Quote every line of the data below as it stands, omitting pictures.
==*==
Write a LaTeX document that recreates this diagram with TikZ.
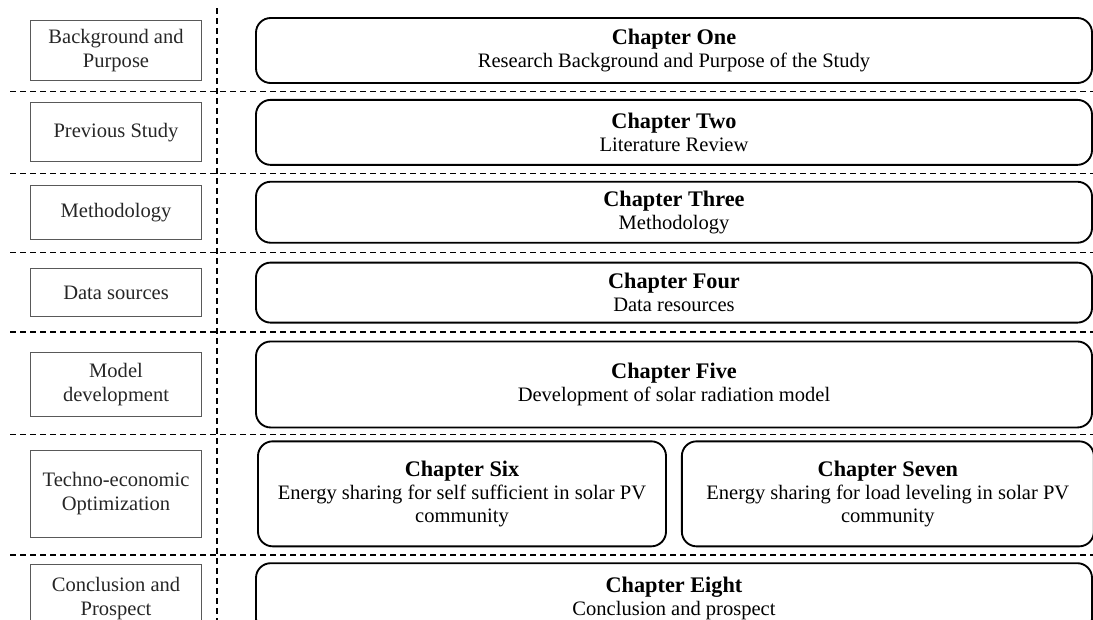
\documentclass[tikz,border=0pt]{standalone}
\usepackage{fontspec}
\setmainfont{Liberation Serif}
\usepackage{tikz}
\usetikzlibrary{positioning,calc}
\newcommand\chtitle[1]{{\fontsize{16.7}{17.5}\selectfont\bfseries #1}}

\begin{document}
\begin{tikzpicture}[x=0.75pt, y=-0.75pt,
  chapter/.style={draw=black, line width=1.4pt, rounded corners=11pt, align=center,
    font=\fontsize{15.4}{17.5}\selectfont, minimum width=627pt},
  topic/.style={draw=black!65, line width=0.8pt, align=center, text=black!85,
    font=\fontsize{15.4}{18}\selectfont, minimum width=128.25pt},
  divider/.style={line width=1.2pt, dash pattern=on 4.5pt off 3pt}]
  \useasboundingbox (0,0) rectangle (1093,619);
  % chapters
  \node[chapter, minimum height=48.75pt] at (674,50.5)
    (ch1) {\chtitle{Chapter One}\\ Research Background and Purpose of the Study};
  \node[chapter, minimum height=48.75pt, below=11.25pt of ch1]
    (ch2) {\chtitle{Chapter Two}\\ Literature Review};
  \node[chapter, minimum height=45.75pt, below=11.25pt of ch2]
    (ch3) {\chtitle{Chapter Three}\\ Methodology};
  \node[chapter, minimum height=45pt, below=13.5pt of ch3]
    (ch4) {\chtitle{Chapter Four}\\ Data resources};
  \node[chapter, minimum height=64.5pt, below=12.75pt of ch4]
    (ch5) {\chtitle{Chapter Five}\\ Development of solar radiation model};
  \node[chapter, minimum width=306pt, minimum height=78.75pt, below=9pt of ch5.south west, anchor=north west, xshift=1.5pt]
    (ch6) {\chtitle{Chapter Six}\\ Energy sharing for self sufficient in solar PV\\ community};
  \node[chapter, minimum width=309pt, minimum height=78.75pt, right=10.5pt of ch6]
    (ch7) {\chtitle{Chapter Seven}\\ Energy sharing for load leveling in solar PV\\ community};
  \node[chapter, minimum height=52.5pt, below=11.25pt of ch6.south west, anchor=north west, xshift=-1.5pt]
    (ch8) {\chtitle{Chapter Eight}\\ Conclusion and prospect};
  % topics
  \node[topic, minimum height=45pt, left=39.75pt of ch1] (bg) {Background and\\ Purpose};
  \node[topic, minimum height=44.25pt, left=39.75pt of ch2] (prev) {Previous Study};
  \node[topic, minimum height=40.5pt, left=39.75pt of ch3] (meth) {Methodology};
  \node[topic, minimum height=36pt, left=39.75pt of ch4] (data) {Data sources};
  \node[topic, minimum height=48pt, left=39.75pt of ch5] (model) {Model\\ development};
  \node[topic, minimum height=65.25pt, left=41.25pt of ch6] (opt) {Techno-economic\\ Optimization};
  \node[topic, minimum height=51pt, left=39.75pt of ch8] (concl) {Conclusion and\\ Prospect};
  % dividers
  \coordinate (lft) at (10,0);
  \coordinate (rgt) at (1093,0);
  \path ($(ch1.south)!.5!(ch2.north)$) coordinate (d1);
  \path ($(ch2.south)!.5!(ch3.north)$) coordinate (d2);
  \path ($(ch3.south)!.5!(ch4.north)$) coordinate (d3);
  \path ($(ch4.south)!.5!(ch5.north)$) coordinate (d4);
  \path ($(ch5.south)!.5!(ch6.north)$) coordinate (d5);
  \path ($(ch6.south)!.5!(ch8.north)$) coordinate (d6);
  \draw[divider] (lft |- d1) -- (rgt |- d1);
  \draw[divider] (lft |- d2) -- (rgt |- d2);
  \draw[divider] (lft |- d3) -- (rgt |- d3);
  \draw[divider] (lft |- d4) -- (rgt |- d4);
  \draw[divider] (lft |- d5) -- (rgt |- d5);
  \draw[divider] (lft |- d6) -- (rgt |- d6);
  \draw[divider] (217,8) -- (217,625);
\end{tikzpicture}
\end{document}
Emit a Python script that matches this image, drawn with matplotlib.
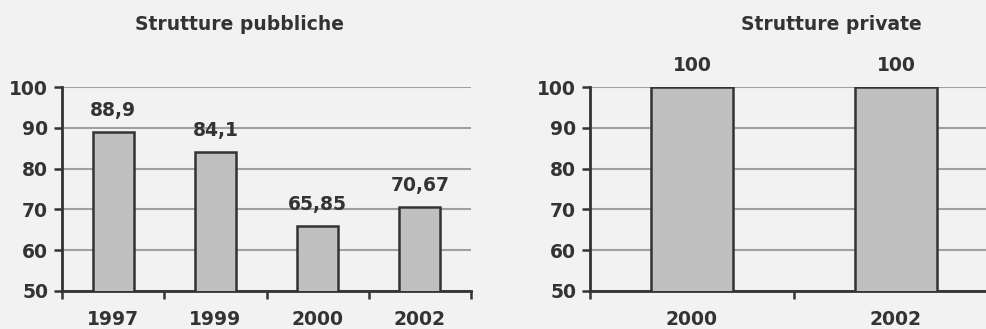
==*==
Output for this exercise:
Write a LaTeX document that recreates this diagram with TikZ.
\documentclass[tikz,border=0pt]{standalone}
\usepackage{fontspec}
\setmainfont{Liberation Serif}
\usepackage{tikz}
\usetikzlibrary{positioning,calc}
\newcommand\chtitle[1]{{\fontsize{16.7}{17.5}\selectfont\bfseries #1}}

\begin{document}
\begin{tikzpicture}[x=0.75pt, y=-0.75pt,
  chapter/.style={draw=black, line width=1.4pt, rounded corners=11pt, align=center,
    font=\fontsize{15.4}{17.5}\selectfont, minimum width=627pt},
  topic/.style={draw=black!65, line width=0.8pt, align=center, text=black!85,
    font=\fontsize{15.4}{18}\selectfont, minimum width=128.25pt},
  divider/.style={line width=1.2pt, dash pattern=on 4.5pt off 3pt}]
  \useasboundingbox (0,0) rectangle (1093,619);
  % chapters
  \node[chapter, minimum height=48.75pt] at (674,50.5)
    (ch1) {\chtitle{Chapter One}\\ Research Background and Purpose of the Study};
  \node[chapter, minimum height=48.75pt, below=11.25pt of ch1]
    (ch2) {\chtitle{Chapter Two}\\ Literature Review};
  \node[chapter, minimum height=45.75pt, below=11.25pt of ch2]
    (ch3) {\chtitle{Chapter Three}\\ Methodology};
  \node[chapter, minimum height=45pt, below=13.5pt of ch3]
    (ch4) {\chtitle{Chapter Four}\\ Data resources};
  \node[chapter, minimum height=64.5pt, below=12.75pt of ch4]
    (ch5) {\chtitle{Chapter Five}\\ Development of solar radiation model};
  \node[chapter, minimum width=306pt, minimum height=78.75pt, below=9pt of ch5.south west, anchor=north west, xshift=1.5pt]
    (ch6) {\chtitle{Chapter Six}\\ Energy sharing for self sufficient in solar PV\\ community};
  \node[chapter, minimum width=309pt, minimum height=78.75pt, right=10.5pt of ch6]
    (ch7) {\chtitle{Chapter Seven}\\ Energy sharing for load leveling in solar PV\\ community};
  \node[chapter, minimum height=52.5pt, below=11.25pt of ch6.south west, anchor=north west, xshift=-1.5pt]
    (ch8) {\chtitle{Chapter Eight}\\ Conclusion and prospect};
  % topics
  \node[topic, minimum height=45pt, left=39.75pt of ch1] (bg) {Background and\\ Purpose};
  \node[topic, minimum height=44.25pt, left=39.75pt of ch2] (prev) {Previous Study};
  \node[topic, minimum height=40.5pt, left=39.75pt of ch3] (meth) {Methodology};
  \node[topic, minimum height=36pt, left=39.75pt of ch4] (data) {Data sources};
  \node[topic, minimum height=48pt, left=39.75pt of ch5] (model) {Model\\ development};
  \node[topic, minimum height=65.25pt, left=41.25pt of ch6] (opt) {Techno-economic\\ Optimization};
  \node[topic, minimum height=51pt, left=39.75pt of ch8] (concl) {Conclusion and\\ Prospect};
  % dividers
  \coordinate (lft) at (10,0);
  \coordinate (rgt) at (1093,0);
  \path ($(ch1.south)!.5!(ch2.north)$) coordinate (d1);
  \path ($(ch2.south)!.5!(ch3.north)$) coordinate (d2);
  \path ($(ch3.south)!.5!(ch4.north)$) coordinate (d3);
  \path ($(ch4.south)!.5!(ch5.north)$) coordinate (d4);
  \path ($(ch5.south)!.5!(ch6.north)$) coordinate (d5);
  \path ($(ch6.south)!.5!(ch8.north)$) coordinate (d6);
  \draw[divider] (lft |- d1) -- (rgt |- d1);
  \draw[divider] (lft |- d2) -- (rgt |- d2);
  \draw[divider] (lft |- d3) -- (rgt |- d3);
  \draw[divider] (lft |- d4) -- (rgt |- d4);
  \draw[divider] (lft |- d5) -- (rgt |- d5);
  \draw[divider] (lft |- d6) -- (rgt |- d6);
  \draw[divider] (217,8) -- (217,625);
\end{tikzpicture}
\end{document}
Emit a Python script that matches this image, drawn with matplotlib.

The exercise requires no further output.